A recent undercover investigation by Which? magazine into solar energy systems highlighted that some PV Installer companies were using 'dodgy sales tactics and giving poor advice' to consumers. At a time when consumer demand for the technology is growing rapidly and the wide spread knowledge of PV panels may be limited, any high profiled breach of regulations and best practice could potentially be very damaging to the industry and has to be taken extremely seriously.
So what has to happen to ensure consumers receive the best possible advice on purchasing and installing PV panels?
The Microgeneration Certification Scheme (MCS) is the internationally recognised quality assurance scheme designed with input from product and installer representatives. All MCS certificated products and installers have been rigorously tested against a robust set of criteria to provide greater protection for consumers. The fact that a number of PV installer companies have, in this instance, been operating outside the MCS scheme rules and REAL Assurance Scheme Consumer Code is obviously a real cause for concern. To maintain consumer trust and the integrity of the standard it's essential that any claims or allegations of non-compliance are reported and investigated immediately by the relevant Certification Bodies, which has been and will continue to be the case.
One of the main findings from Which?'s report was that some of the companies reviewed did not take into account that parts of the roof were partly shaded at certain times of the day, which adversely effects the solar photovoltaic panels electricity generating potential. The shading issue should be addressed; consumers need to be made aware of the issues, solutions and potential impacts on the generating capacity. The REAL Assurance Scheme Consumer Code which underpins the MCS clearly specifies how registered companies' staff should interact with customers and prevents activity such as pressure sales tactics and creating a false impression of the benefits and payback times. In failing to explain the effects of shading, these companies have breached these rules. It is of vital importance that companies ensure all sale agents and staff are sufficiently trained, technically competent and adhere to the standards set out in the MCS and REAL Assurance Consumer Code.
Likewise, another issue raised was some companies underestimated the time it would take for the system to pay for itself. Again, this simply isn't acceptable. Money savings and earning money back from the feed-in tariff are the two biggest drivers of consumers investing in solar PV panels, therefore this has to be improved. Whilst there are plenty of accurate sources of information out there, such as the Energy Saving Trust, to research the efficiency gains of microgeneration technology, the majority of consumers will take the advice from the experts. As an industry we therefore have a duty to reward this consumer trust by doing everything possible to provide the most accurate portrait of the costs and benefits of renewable technology.
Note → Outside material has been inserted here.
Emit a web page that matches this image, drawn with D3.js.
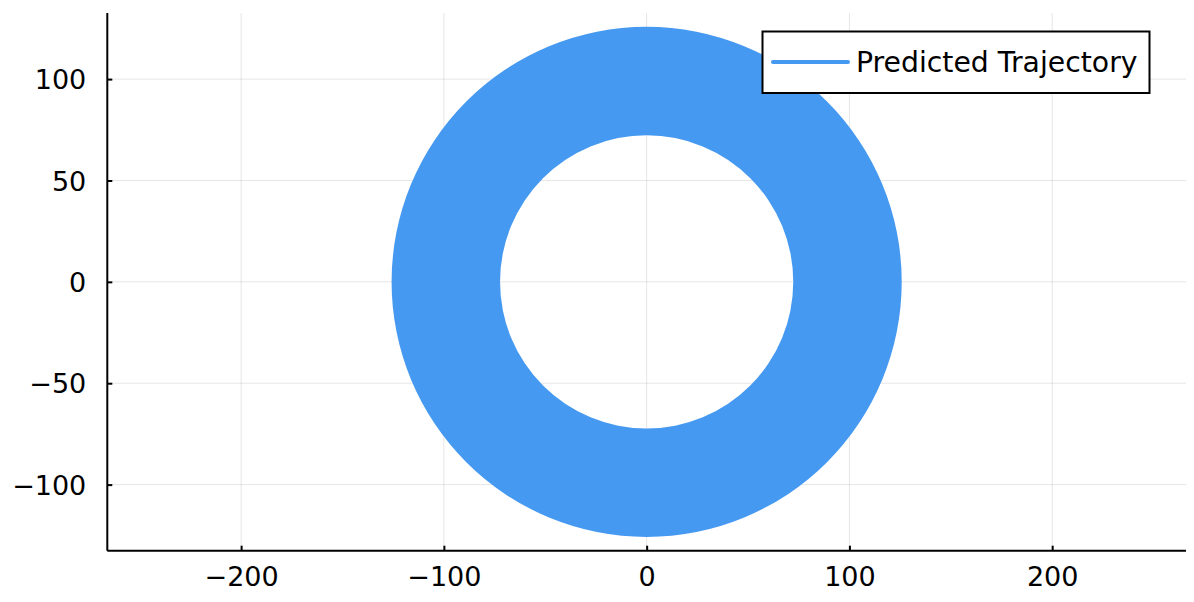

To calculate the returns of solar photovoltaic panels, the official data methodology being used, under SAP 2005, states that the UK is one weather zone. Admittedly, using a country average rather than location-based solar data, can cause discrepancies in calculations, however installers are encouraged to use region-specific formulas (as long as it doesn't take precedent) to paint both pictures and clearly explain the reasoning for their calculations. Currently, the MCS Solar PV Technical Working Group has been looking at revisions to make calculations even more appropriate, and is due to report shortly on its proposals. Looking to the future, the group will seek to address other aspects of informing the customer about the life of the products and components and the impact this may have within the performance data provided.
Whilst it's easy to get hung up on the negatives of the Which? report it should be remembered that there are many companies and representatives that are doing a fantastic job and are a credit to the microgeneration industry over. Maintaining consumer trust in these green initiatives is crucial to the UK meeting its ambitious carbon reduction targets, therefore it's essential that the consumer is placed at the heart of all future initiatives and policy to ensure the industry continues to prosper.